Introduction of Film Director
Making a film is simple; making a good film is a battle; making an excellent picture is a miracle. Film directors worshipped as Gods on the set create feature films that are both entertaining and memorable. They establish the tone for the film’s style, pace, and effect.
Similar Job Titles
- Artistic Director
- Assistant Director
- Commercial Director
Typical Job Responsibilities
What do Film Directors do?
A Film Director would typically need to:
- Read scripts and provide input to writers on how to improve them.
- Work with casting directors and producers during casting, then monitor and direct performers during rehearsals and filming.
- Hold meetings with key departments during the planning and filming stages.
- Choose filming locations, collaborate with the producer on the budget and schedule, and ensure that both are met.
- Maintain current technical abilities to collaborate with the editor and present the film’s final version.
- Supervise all creative parts of the production, such as selecting music for the final film and collaborating with a composer to determine the musical score.
- Develop a network of contacts, including authors, producers, film festivals, and public funding authorities, and be aware of and knowledgeable about developing industry trends.
Standard Work Environment
Film directors must operate in various settings, such as studios, offices, and on-set in remote locales. Domestic and international travel is common. They work in a high-stress, collaborative environment on film sets, at table reads, and in the editing room. Work clothing that is both comfortable and weatherproof is required. For studio shows with clients or executives, smart casual is an appropriate dress code.
Film directors work unusual, long, and unsociable hours, even on weekends. A typical filming day during the production phase is between 10 and 12 hours, although a Director will need to put in extra time to cover various areas of the production. Working away from home for extended periods of time is frequent.
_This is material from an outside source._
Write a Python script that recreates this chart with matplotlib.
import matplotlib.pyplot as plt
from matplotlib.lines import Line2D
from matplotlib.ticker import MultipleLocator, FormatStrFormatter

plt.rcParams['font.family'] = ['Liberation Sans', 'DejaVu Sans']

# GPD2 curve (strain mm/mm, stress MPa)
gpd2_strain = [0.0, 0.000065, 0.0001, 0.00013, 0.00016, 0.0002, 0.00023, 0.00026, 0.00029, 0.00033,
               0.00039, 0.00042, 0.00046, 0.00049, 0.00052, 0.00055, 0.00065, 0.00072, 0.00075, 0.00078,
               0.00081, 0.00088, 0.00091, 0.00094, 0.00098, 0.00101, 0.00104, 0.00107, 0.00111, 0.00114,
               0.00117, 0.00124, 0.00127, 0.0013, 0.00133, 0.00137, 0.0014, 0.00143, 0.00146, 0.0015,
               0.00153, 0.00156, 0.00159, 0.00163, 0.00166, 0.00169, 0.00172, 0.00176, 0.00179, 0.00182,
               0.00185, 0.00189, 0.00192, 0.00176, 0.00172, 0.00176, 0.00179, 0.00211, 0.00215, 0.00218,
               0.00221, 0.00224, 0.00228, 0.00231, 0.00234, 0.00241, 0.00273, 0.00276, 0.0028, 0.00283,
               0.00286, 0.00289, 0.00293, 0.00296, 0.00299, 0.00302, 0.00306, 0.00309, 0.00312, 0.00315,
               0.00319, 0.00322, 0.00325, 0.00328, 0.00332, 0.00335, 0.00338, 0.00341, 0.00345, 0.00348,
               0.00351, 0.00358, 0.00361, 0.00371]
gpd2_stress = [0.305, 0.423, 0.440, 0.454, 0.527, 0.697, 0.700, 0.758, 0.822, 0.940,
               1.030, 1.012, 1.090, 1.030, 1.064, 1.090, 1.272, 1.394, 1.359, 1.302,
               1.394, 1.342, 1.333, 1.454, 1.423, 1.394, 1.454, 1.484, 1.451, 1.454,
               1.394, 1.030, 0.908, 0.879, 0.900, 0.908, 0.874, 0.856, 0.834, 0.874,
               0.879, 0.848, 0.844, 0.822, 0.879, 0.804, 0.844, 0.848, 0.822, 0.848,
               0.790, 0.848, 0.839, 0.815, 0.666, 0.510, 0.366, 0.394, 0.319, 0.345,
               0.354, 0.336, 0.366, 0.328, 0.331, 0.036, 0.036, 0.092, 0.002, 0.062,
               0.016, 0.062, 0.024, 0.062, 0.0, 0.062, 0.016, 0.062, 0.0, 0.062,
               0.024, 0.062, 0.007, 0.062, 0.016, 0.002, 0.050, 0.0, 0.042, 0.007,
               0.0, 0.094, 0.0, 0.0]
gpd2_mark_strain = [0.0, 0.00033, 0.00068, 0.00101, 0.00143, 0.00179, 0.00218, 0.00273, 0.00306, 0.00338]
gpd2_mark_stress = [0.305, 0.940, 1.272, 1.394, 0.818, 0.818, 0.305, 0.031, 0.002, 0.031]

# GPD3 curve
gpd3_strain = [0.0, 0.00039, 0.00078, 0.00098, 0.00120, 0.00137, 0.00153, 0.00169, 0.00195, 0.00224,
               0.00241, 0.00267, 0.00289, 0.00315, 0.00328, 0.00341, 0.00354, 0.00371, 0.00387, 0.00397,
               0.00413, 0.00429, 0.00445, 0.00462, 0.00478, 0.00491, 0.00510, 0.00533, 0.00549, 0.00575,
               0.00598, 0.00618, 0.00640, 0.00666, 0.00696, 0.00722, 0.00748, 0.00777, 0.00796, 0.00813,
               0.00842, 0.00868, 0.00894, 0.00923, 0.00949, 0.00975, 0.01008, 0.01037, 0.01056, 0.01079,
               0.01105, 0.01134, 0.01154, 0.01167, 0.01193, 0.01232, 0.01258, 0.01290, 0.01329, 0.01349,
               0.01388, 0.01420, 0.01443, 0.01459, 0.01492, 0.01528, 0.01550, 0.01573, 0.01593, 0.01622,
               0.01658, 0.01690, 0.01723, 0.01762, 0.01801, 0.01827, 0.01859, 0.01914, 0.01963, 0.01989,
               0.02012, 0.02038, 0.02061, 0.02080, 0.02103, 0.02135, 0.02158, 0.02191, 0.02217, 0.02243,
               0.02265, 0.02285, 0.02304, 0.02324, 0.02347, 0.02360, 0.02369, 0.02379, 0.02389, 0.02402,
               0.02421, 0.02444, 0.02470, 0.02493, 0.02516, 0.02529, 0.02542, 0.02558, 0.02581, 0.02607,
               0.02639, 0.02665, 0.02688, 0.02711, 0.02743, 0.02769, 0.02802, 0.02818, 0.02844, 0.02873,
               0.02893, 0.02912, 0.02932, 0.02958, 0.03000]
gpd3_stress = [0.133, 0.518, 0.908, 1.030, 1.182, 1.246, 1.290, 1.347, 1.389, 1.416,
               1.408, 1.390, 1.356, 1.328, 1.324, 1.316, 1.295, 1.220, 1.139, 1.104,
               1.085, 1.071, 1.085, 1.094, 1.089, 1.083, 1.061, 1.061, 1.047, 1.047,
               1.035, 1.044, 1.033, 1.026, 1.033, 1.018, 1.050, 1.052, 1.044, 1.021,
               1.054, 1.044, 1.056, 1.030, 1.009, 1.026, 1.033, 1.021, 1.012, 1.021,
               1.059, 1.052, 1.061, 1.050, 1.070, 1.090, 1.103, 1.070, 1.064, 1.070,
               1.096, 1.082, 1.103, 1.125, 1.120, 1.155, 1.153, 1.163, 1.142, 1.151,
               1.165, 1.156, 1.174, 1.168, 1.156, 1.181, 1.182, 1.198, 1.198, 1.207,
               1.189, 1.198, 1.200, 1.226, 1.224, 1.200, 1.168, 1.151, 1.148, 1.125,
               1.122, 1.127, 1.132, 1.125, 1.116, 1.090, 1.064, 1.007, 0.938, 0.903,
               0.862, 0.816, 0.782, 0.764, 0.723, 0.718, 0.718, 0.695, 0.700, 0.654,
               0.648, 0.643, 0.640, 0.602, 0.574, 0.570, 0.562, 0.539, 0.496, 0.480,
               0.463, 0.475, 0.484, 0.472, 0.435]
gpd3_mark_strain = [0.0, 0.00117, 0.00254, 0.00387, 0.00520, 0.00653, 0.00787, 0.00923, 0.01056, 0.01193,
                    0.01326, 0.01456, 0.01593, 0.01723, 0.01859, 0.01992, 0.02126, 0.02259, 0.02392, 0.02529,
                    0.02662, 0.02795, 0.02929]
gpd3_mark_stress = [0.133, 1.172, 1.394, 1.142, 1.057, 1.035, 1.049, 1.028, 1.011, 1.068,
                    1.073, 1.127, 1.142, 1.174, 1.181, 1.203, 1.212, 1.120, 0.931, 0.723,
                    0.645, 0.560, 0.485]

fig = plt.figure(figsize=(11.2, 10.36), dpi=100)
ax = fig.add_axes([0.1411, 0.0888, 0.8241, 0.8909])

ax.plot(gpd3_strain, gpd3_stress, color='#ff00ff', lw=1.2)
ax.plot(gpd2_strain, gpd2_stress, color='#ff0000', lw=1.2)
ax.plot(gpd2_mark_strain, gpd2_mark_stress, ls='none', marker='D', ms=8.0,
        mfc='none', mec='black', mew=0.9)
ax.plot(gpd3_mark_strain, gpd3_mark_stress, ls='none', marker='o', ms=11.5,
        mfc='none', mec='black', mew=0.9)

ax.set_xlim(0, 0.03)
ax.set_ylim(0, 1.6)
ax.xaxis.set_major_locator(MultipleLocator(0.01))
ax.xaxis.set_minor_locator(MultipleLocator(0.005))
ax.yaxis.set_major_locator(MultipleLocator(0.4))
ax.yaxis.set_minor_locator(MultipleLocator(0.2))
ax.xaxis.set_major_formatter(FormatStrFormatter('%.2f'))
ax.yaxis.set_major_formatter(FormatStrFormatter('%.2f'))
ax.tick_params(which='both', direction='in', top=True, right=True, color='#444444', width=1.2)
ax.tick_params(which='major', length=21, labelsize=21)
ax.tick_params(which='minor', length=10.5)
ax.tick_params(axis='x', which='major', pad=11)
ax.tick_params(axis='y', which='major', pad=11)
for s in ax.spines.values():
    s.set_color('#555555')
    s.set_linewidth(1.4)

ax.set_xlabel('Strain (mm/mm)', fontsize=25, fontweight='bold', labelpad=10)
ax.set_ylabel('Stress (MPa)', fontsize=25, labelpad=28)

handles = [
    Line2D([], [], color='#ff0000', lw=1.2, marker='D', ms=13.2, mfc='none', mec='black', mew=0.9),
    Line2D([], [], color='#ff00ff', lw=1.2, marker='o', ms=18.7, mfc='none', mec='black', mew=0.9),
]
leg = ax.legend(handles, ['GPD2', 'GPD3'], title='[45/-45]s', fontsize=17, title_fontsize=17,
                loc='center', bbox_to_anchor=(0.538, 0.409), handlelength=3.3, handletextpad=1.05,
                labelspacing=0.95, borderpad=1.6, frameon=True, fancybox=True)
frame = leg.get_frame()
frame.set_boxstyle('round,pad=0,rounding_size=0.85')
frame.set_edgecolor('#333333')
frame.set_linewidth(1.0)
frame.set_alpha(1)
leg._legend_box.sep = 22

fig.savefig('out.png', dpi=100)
Independent production businesses typically hire film directors on a freelance, self-employed basis.
Film Directors are generally employed by:
- Motion Picture & Video Industries
- Radio & Television Broadcasting Companies
- Self-employed Workers
- Performing Artists
- Spectator Sports & Related Industries
- Advertising Companies
- Public Relations & Related Services
Unions / Professional Organizations
Professional groups and organizations are an invaluable resource for people seeking professional development or seeking to interact with other professionals in their industry or employment. Membership in one or more of these organizations looks great on your resume and helps to strengthen your credentials and qualifications as a Film Director.
- Physical strain, as well as a mentally stressful environment
- Takes a while to make a name for oneself in this field, especially given the inconsistent workflow
Suggested Work Experience
Promising Film Directors frequently combine employment as runners and assistants on productions with their own self-funded or low-budget film projects to hone their directing talents and build a portfolio. Aspiring Film Directors can also volunteer to work on location shootings when locals are needed to assist them with various duties.
There is no single path to becoming a Film Director, but you must gain skills and knowledge to be deemed competent in the industry. A degree in film production or a related field will teach you about the various facets of film production; you will grasp what happens on set. By studying other Film Directors, attending a film school can help you network, create contacts, and develop creative ideas.
Certificate programs in film directing typically take less time than a bachelor’s or master’s degree while teaching the fundamentals of filmmaking, film theory, cinematography, editing, and lighting.
Certifications, Licenses, and Registration
Certification from a reputable and objective organization can help you establish professional credibility, stand out in a competitive job market, authenticate your knowledge, boost your confidence at work, and help you expand your expertise in a specific field while staying up to speed on technology.
Projected Career Map
A Director must be well-versed in all parts of film production; working as a gal/man Friday on the sets is a coveted way to learn and pick up new ideas and abilities.
There is no set path for job advancement. Progression depends on developing an exceptional portfolio and a strong track record in a specific format or genre. Short film and broadcast television work can lead to independent feature films, studio films, and large-scale TV productions.
A Film Director is the highest-ranking member of the film industry. The optimum progression is through greater fees due to fame and experience. Some film directors go on to become producers, financing the films they make.
Movie directing employment is available in cities with a strong film industry, such as New York and Los Angeles. Jobs in those areas are more likely to pay higher wages.
Beneficial Professional Development
Courses that provide training relevant to the TV industry will instill in you the skills and knowledge required to thrive as a Film Director while also providing a useful networking opportunity. Creative agencies periodically offer training classes and possibilities for professional growth.
Master’s degree programmes with a focus on Directing are beneficial. The Directors Guild of America is well-known for its assistant director programmes, which train students on real-world film sets before they advance to become Assistant Directors on major productions.
Working as a runner or production assistant is an excellent way to begin learning about filmmaking. Making short films might also help you build your portfolio.
Conclusion of Film Director
A film director is like Columbus on a ship, eager to discover America, while the rest of the crew is eager to return home. Making a film is difficult because many careers and money are at stake every time the camera rolls. You must maintain your humanity at all costs and treat others as you would like to be treated.
Advice from the Wise
Movies are a moving wonder. Audiences are more difficult to please if you only provide them with amazing effects…they are easier to please if you tell a decent tale.